Miller, Adam S. (2012-04-04). Rube Goldberg Machines: Essays in Mormon Theology (Kindle Locations 1374-1377). Greg Kofford Books. Kindle Edition.

I think this distinction is important. When I see or hear about attempts to prove the historicity of scripture, I’m left cold. I don’t see the point, it feels like a waste of time and resources. It does a disservice to religion, science and history. We all have biases, granted, but science done right and history done correctly, requires the adherer to encounter the evidence as they find it and let that evidence lead them to conclusions that may even contradict what they may find in sacred works. It’s possible that neither the Bible nor the Book of Mormon are true historically, and certainly not true scientifically. But both claims are beside the point.

And the opposite is true for similar reasons. If we attempt to ground our testimonies in the realm of science, we are standing on shaky ground.

If we say the Book of Mormon is true because we believe it explains Native American history, what is left of our faith when we encounter evidence that contradicts this? Those who do tend to react in one of two ways, the reject the science or they reject the religion. But neither of these choices makes sense. Our hearts and our minds should be open to learn as much knowledge as we can possible get in this short period of our lives. We absorb it and are informed by it, our faith should be durable enough to grow right along with it.
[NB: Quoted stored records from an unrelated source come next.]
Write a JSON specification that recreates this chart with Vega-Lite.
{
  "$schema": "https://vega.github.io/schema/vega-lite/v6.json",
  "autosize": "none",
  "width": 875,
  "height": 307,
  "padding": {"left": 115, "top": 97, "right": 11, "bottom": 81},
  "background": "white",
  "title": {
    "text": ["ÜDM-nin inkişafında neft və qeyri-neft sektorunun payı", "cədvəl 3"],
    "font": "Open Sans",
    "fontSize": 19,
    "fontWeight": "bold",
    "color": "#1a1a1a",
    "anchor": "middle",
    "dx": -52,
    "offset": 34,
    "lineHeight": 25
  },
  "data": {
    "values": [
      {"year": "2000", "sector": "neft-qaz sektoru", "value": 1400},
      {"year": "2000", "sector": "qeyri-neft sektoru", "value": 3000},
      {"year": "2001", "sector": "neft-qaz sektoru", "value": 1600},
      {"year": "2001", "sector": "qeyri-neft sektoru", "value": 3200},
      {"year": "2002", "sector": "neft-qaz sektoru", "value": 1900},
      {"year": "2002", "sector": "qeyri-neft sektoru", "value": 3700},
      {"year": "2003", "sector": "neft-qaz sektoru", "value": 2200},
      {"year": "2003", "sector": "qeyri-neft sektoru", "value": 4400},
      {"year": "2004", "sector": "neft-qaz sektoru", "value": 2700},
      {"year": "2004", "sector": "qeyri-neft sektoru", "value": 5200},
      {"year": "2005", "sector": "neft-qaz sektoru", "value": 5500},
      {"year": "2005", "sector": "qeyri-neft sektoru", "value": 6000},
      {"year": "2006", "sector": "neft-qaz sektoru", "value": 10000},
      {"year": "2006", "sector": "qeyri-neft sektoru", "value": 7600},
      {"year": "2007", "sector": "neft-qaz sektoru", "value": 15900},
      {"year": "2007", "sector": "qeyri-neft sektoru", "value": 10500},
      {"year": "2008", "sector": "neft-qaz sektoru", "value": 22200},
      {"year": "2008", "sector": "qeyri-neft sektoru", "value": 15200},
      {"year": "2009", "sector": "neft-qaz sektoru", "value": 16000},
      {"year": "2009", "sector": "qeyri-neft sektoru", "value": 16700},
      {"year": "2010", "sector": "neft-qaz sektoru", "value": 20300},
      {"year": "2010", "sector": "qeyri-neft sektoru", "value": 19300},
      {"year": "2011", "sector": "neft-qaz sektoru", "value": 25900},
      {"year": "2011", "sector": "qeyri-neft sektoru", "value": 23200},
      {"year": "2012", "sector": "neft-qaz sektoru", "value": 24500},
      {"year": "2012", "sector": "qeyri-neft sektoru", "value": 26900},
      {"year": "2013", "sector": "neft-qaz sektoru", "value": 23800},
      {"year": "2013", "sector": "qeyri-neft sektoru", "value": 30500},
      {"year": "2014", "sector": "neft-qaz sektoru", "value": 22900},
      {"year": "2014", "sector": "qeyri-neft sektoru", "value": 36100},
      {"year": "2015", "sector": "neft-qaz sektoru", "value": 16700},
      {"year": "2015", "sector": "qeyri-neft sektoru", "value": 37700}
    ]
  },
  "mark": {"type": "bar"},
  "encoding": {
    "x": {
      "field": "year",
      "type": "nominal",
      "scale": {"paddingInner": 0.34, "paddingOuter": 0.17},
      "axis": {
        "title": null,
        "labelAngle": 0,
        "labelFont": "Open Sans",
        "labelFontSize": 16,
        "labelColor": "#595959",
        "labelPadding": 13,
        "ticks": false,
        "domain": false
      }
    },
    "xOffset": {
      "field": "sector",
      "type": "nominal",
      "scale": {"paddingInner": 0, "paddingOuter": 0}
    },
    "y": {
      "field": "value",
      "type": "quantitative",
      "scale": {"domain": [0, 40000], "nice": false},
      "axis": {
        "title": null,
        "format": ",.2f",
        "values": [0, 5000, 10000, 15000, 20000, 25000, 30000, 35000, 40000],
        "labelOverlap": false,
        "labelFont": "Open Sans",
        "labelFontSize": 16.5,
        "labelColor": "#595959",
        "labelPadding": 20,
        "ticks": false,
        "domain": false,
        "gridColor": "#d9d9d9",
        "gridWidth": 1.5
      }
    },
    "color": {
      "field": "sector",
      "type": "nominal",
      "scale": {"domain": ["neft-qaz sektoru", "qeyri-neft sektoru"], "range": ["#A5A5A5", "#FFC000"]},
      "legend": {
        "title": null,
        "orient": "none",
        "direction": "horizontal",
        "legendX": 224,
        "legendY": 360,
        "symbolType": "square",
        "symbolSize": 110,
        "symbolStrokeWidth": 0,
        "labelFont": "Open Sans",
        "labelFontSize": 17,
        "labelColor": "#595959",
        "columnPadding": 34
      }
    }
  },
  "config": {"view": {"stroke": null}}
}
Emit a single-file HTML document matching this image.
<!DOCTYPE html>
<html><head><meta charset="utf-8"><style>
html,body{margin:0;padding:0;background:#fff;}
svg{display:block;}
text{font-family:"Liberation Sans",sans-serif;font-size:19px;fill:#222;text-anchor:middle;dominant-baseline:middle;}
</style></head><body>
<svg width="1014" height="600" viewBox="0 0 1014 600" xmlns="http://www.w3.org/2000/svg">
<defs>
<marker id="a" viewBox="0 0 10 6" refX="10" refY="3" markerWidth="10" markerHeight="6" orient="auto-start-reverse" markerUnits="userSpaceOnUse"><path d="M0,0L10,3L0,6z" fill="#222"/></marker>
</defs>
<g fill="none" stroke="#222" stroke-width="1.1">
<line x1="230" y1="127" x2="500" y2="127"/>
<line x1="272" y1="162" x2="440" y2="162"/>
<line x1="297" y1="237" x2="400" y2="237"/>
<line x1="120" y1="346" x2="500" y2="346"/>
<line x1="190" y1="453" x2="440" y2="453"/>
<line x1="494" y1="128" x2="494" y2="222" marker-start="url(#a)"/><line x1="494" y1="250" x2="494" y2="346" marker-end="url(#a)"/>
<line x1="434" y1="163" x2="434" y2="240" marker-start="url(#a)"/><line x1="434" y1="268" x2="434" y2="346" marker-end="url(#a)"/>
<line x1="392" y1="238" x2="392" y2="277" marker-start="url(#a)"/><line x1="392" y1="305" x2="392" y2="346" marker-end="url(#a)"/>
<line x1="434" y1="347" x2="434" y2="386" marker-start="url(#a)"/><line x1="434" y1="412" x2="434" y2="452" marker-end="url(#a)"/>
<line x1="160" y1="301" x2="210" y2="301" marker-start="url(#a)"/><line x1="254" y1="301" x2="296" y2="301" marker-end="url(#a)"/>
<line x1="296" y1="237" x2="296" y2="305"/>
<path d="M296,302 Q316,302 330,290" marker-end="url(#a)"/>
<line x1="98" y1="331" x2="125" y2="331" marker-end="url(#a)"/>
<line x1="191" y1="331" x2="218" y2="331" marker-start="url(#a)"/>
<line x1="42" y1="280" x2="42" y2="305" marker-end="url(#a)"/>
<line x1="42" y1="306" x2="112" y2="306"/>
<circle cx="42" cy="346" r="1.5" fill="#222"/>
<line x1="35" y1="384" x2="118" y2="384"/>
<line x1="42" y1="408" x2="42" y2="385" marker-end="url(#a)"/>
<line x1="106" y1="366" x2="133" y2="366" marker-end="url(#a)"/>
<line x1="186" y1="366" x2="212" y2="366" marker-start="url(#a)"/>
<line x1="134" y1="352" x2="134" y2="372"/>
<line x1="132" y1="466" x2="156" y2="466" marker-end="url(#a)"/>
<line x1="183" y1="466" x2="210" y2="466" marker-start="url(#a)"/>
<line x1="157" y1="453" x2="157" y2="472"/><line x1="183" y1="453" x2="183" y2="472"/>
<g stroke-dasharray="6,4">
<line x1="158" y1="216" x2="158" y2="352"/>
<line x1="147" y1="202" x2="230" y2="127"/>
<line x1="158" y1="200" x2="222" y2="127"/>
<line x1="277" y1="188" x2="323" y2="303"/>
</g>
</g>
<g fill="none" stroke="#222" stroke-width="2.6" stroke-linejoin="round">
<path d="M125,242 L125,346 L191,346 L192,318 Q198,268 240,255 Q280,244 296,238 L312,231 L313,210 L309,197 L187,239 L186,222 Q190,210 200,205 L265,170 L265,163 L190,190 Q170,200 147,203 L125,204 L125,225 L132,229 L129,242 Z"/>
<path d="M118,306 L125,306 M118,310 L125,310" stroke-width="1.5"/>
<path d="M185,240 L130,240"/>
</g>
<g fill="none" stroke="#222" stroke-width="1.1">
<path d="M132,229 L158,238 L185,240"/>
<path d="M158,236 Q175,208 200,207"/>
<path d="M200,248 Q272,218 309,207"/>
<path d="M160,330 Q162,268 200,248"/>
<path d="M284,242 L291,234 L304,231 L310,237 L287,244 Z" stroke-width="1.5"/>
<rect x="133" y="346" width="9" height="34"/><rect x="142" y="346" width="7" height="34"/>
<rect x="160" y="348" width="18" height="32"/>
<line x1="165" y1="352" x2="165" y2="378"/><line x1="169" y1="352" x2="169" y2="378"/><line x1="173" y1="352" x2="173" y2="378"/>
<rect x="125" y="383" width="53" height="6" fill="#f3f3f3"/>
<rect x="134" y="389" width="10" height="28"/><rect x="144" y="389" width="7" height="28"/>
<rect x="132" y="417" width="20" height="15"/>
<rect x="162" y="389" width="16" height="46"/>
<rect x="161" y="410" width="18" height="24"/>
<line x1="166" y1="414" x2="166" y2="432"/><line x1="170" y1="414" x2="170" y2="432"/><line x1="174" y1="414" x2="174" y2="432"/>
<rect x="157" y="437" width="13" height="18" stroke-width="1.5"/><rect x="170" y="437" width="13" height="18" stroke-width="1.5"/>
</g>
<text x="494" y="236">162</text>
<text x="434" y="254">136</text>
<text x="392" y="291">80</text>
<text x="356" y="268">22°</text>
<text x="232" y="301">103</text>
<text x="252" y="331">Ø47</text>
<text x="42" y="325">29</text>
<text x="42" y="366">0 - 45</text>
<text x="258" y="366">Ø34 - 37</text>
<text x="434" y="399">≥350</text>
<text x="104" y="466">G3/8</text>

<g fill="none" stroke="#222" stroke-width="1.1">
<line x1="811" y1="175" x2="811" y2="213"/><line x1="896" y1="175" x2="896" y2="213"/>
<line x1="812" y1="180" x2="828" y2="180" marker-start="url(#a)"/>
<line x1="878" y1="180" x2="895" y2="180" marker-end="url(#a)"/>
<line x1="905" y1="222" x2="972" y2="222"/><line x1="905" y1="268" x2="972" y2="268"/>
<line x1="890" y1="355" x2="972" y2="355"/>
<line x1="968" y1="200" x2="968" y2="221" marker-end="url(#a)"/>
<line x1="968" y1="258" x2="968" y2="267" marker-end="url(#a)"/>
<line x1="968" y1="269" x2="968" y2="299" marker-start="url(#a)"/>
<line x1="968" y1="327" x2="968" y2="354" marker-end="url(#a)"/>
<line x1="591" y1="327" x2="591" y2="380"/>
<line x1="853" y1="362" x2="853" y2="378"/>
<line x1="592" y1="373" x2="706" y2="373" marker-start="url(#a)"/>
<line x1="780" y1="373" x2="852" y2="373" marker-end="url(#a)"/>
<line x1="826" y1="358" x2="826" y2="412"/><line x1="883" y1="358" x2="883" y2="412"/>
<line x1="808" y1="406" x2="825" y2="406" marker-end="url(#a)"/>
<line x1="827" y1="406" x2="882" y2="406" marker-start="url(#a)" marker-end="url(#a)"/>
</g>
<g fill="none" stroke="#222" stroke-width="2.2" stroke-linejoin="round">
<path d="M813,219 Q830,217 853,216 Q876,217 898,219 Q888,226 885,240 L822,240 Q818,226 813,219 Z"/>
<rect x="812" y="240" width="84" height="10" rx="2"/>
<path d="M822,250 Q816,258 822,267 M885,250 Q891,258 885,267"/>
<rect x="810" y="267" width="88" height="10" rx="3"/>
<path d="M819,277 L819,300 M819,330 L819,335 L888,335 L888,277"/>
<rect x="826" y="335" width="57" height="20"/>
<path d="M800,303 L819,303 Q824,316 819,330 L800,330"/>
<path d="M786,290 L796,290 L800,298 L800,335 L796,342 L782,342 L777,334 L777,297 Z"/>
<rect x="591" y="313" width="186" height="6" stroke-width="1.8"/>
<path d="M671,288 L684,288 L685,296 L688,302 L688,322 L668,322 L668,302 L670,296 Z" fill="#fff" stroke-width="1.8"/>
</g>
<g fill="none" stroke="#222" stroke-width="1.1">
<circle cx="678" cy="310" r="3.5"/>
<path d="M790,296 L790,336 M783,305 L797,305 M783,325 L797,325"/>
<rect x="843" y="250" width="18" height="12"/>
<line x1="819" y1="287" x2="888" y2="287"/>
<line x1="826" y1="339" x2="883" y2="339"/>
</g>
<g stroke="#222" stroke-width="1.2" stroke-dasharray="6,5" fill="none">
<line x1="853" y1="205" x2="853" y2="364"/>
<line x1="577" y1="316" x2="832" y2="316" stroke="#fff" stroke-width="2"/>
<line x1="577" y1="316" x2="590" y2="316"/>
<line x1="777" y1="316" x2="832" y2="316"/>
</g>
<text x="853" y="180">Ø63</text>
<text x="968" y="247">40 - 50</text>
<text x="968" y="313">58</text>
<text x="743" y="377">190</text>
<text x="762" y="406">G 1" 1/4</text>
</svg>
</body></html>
What I’m trying to say is that our testimony in the church, in Joseph Smith, in the Book of Mormon have nothing to do with our present views on historicity, evolution, archeological evidence. The church has very little to say on these topics nor is qualified to do so. The church is for us, our scriptures are for us, our prophets are for us. They are spiritual tools to transform us, individually and collectively, and to bring us to Christ.

The Book of Mormon says it best here.

23 For we labor diligently to write, to persuade our children, and also our brethren, to believe in Christ, and to be reconciled to God; for we know that it is by grace that we are saved, after all we can do.